22h05, je vais discutailler avec les potes sur le stand de Denis. 22h20, je découvre impuissant, au regard de la file d’attente et du stock de chariots vide, que mon salut ne viendra pas de ces chariots que l’organisation du salon met à disposition gracieusement ce soir. 22h25, j’entame mon parcours du combattant en tentant de tout transporter « à la main » et de déposer au fil de l’eau la marchandise sur le stand de Denis. 10h35, je pose un carton derrière le comptoir Ferrer-Ribière, je n’ai plus la lucidité pour définir le meilleur parcours pour la collecte des cartons, mais ma faculté de calcul résiduelle me permet quand même de déterminer à coup sûr … que ça va pas l’faire !

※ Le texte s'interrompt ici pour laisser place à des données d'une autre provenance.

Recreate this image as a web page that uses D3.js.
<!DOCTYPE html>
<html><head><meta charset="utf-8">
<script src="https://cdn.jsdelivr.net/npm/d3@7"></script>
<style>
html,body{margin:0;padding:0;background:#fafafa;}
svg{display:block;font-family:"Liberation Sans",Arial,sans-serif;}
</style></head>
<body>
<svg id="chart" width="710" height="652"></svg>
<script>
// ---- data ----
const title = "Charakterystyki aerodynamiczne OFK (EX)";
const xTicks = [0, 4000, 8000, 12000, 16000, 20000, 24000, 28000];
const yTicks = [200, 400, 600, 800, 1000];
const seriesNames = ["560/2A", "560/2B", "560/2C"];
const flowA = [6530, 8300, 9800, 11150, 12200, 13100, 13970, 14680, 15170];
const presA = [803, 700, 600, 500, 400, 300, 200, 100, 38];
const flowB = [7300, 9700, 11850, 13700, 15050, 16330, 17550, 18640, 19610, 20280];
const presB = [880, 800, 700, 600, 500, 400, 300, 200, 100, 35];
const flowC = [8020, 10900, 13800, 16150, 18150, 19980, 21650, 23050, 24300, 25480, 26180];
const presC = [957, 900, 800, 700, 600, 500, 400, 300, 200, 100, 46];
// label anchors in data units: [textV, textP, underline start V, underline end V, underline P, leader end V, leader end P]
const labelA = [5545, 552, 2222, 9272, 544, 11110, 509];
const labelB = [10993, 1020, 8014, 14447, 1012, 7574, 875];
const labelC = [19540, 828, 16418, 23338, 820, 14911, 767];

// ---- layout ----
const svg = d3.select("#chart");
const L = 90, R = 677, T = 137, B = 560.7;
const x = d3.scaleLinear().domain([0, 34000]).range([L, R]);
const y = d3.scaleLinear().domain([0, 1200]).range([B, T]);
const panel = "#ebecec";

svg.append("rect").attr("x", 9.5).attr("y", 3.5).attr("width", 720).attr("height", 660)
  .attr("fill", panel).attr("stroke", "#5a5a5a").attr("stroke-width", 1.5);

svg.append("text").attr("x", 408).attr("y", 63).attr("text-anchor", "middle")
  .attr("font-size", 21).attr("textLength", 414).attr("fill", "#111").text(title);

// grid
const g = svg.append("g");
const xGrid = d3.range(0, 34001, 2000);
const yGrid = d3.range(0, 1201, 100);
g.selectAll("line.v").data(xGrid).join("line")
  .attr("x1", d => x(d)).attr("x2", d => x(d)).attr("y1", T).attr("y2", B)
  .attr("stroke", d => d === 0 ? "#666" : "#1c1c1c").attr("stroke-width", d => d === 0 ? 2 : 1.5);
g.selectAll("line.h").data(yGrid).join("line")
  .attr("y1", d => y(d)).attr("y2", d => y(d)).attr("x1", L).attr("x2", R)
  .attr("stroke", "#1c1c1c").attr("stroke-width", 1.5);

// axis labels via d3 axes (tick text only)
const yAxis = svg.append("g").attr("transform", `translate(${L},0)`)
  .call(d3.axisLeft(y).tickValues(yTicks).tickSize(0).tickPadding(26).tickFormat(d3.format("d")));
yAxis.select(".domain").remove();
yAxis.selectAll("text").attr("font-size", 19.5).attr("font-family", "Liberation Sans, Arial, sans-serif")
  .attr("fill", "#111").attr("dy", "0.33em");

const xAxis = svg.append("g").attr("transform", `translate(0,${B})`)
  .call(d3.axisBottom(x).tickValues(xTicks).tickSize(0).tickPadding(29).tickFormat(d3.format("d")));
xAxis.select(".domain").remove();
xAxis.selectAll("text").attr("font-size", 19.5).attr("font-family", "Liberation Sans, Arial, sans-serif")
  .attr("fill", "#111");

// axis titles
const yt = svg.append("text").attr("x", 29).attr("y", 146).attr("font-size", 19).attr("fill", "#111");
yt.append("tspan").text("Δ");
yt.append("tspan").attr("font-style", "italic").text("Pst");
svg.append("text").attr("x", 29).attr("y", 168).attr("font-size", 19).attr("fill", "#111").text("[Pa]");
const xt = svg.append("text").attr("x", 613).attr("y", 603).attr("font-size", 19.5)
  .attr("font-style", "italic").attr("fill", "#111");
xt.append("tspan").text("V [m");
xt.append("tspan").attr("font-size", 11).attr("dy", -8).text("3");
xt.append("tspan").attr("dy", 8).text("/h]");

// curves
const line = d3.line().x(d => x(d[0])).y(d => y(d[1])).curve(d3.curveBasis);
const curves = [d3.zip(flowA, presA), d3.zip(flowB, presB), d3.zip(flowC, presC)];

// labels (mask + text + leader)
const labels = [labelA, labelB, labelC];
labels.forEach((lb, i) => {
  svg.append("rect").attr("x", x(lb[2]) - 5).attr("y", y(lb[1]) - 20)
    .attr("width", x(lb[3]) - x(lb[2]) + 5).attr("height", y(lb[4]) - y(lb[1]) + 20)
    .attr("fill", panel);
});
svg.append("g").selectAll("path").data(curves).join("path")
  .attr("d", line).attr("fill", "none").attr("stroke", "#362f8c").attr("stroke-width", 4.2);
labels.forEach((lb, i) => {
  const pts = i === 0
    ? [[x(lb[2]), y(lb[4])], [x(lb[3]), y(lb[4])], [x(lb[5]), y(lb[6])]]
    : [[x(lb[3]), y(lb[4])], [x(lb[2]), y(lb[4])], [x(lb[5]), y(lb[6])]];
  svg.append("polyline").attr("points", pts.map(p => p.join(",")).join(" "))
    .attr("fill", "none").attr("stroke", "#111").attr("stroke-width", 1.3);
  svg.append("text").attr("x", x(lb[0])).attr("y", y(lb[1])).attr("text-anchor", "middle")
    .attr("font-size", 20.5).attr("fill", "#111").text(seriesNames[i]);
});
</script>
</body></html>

Un coup de bol, un vigneron me prête un diable et je fonce dans les travées sous le regard ahuris des badauds tranquilles, au risque de mettre à bas mon chargement de cartons. 22h47, il faut que je rende le diable, j’ai perdu une pièce de l’engin, ma conscience me force à la retrouver, j’y renonce rapidement et me confonds en plates excuses, je cours maintenant, désespéré, voir Denis ; mes compères doivent être au service de livraison à domicile.
22h55, j’ai déjà empilé une douzaine de cartons et 5 magnum mais ma quête n’est pas finie, je suis transpirant d’effort et d’angoisse, et en face de moi Michel, comme évoluant dans la quatrième dimension.

J’ai bien failli renoncer pour aller me taper moi aussi, pendant les 5 mn restantes, les bons Gevrey de chez Tortochot, avec l’espoir peut-être de pouvoir ensuite pousser la porte vers le multidimensionnel, mais j’ai fini par retourner emprunter un chariot (maintenant disponible, normal il est 23h10 !).
7 mn plus tard j’étais dehors avec toute la cargaison, avec Michel et Olivier, et le chariot était rendu.

Alors seulement j’ai ressenti distinctement au plus profond de mon être charnel un relâchement total des boyaux.